Dari kenyataan sejarah orang Farisi selama sekitar 4 abad lebih lamanya itu
(abad II SM s/d II M) kita dapat melihat bahwa orang Farisi ingin
mengembalikan agama kembali kepada Torat Musa, dalam hal ini motivasi mereka
kelihatannya baik, namun selanjutnya berdasarkan klaim mereka bahwa mereka
memegang otoritas Musa, orang Farisi merasa mereka berhak menafsirkan Torat
sebagai hukum tertulis (written law) menurut kacamata mereka bahkan menulis
hukum lisan (oral law) yang harus diikuti oleh umat Yahudi sebagai tradisi
turun temurun yang kalau dilanggar akan menjadikan seseorang jatuh dalam
dosa, disini kita melihat adanya pergeseran dari hukum Taurat kepada
adat-istiadat manusia. Jadi, firman tertulis dalam Torat Yahudi (Tanakh)

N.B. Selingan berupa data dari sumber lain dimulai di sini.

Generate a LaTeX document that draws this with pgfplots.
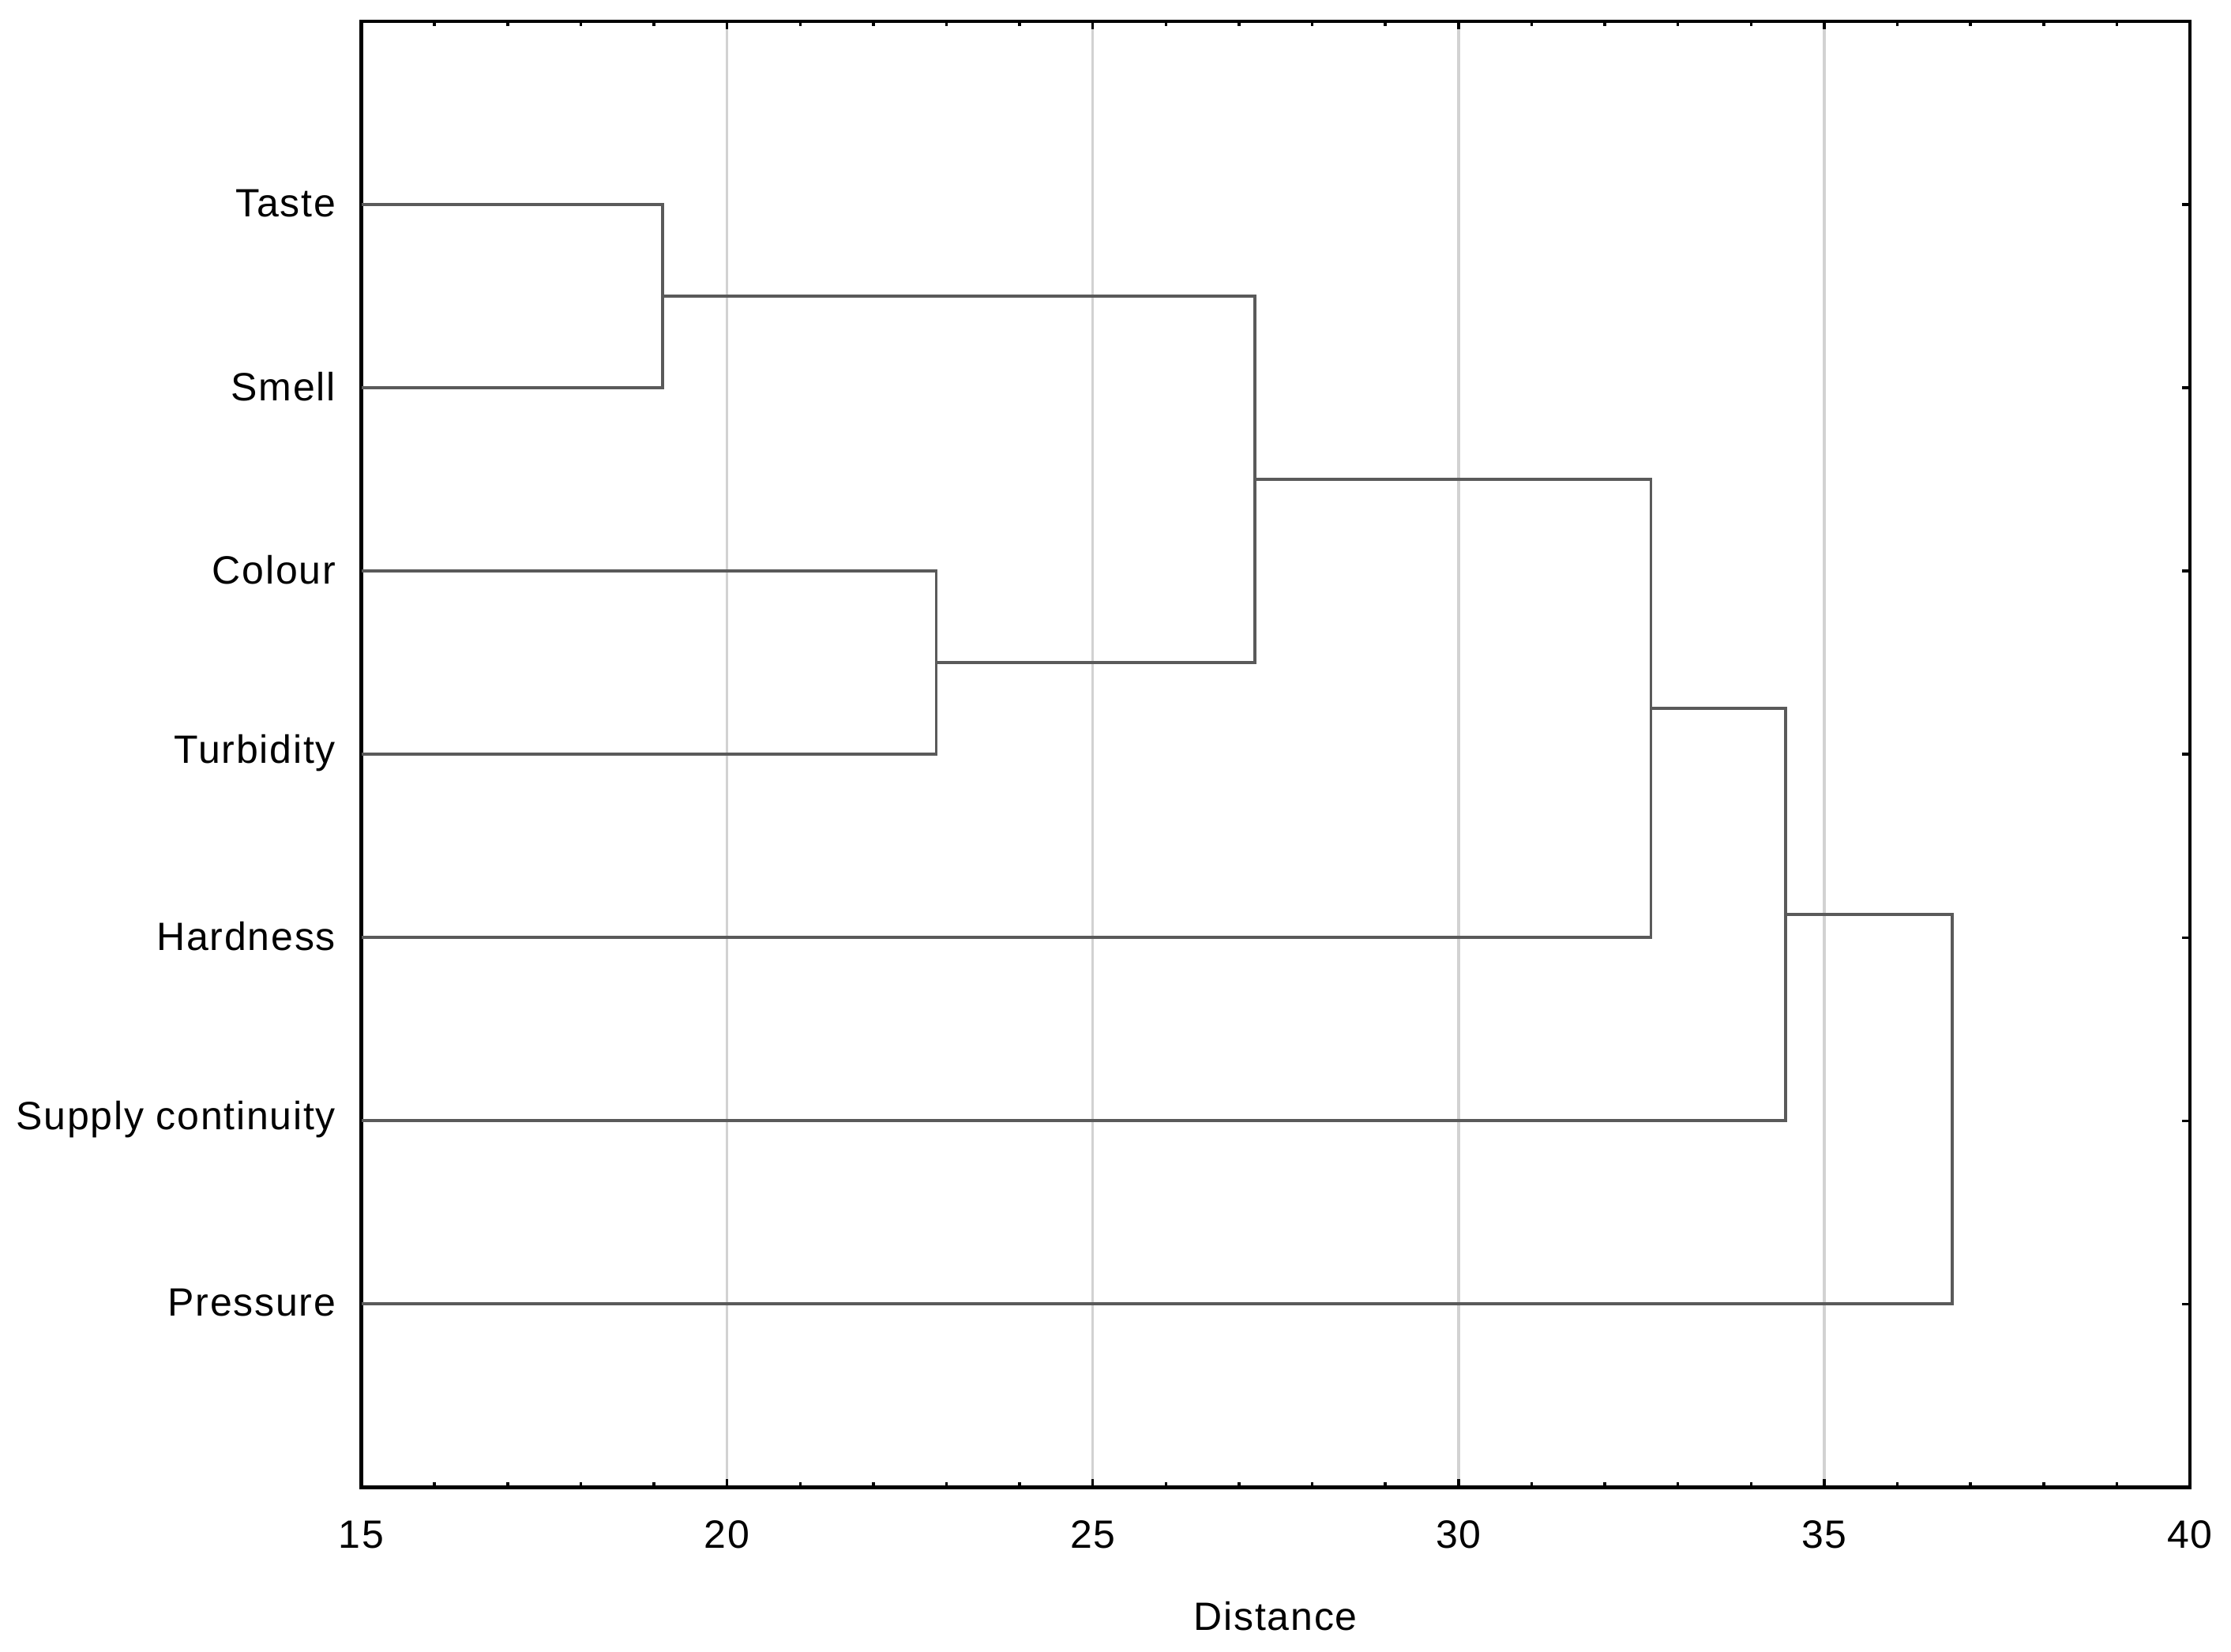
\documentclass[border=0pt]{standalone}
\usepackage{pgfplots}
\pgfplotsset{compat=1.18}
\usepackage{fontspec}
\setmainfont[LetterSpace=3.5]{Liberation Sans}
\definecolor{dendro}{RGB}{90,90,90}
\definecolor{gridc}{RGB}{210,210,210}
\begin{document}
\begin{tikzpicture}
\begin{axis}[
  at={(0,0)}, anchor=south west,
  scale only axis,
  width=463pt, height=371.2pt,
  xmin=15, xmax=40,
  ymin=0, ymax=8,
  y dir=reverse,
  xtick={15,20,...,40},
  minor x tick num=4,
  ytick={1,2,3,4,5,6,7},
  yticklabels={Taste,Smell,Colour,Turbidity,Hardness,Supply continuity,Pressure},
  tick pos=both,
  xticklabel pos=bottom,
  yticklabel pos=left,
  tick align=inside,
  major tick length=2pt,
  minor tick length=1.2pt,
  every tick/.style={black, line width=0.7pt},
  xmajorgrids=true,
  major grid style={gridc, line width=0.7pt},
  axis line style={black, line width=0.9pt},
  /pgf/number format/assume math mode=true,
  ticklabel style={font=\fontsize{10}{12}\selectfont},
  xticklabel style={yshift=-5pt},
  yticklabel style={xshift=-3pt, yshift=0.4pt},
  xlabel={Distance},
  xlabel style={font=\fontsize{10}{12}\selectfont, at={(rel axis cs:0.5,0)}, anchor=center, yshift=-32.6pt},
  clip=false,
]
\addplot[dendro, line width=0.75pt] coordinates {(15,1) (19.12,1) (19.12,2) (15,2)};
\addplot[dendro, line width=0.75pt] coordinates {(15,3) (22.86,3) (22.86,4) (15,4)};
\addplot[dendro, line width=0.75pt] coordinates {(19.12,1.5) (27.22,1.5) (27.22,3.5) (22.86,3.5)};
\addplot[dendro, line width=0.75pt] coordinates {(27.22,2.5) (32.63,2.5) (32.63,5) (15,5)};
\addplot[dendro, line width=0.75pt] coordinates {(32.63,3.75) (34.47,3.75) (34.47,6) (15,6)};
\addplot[dendro, line width=0.75pt] coordinates {(34.47,4.875) (36.75,4.875) (36.75,7) (15,7)};
\end{axis}
\pgfresetboundingbox
\useasboundingbox (-91.5pt,-41.6pt) rectangle (473.4pt,376.6pt);
\end{tikzpicture}
\end{document}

dianggap mereka sebagai tidak cukup melainkan seseorang harus menyembah
Tuhan dengan peraturan-peraturan lisan yang digariskan dan dibuat oleh
mereka. Dari latar belakang inilah kita mengerti mengapa Tuhan Yesus
bertentangan dengan mereka, karena misi Tuhan Yesus bertujuan membebaskan
umat dari adat-istiadat agama Yahudi buatan manusia dan mengembalikannya
kepada hukum Allah yang sebenarnya. Inilah maksud Yesus ketika Ia mengatakan
bahwa: 

"Janganlah kamu menyangka, bahwa Aku datang untuk meniadakan hukum Taurat
atau kitab para nabi. Aku datang bukan untuk meniadakannya, melainkan untuk
menggenapinya." (Matius 5:17).

Jadi sikap Farisi adalah sikap sektarian yang menambah-nambahi hukum Allah
sebenarnya dengan tafsiran dan keinginan tradisi manusiawi yang menyenangkan
hati mereka padahal belum tentu sejalan dan sesuai dengan kehendak Allah.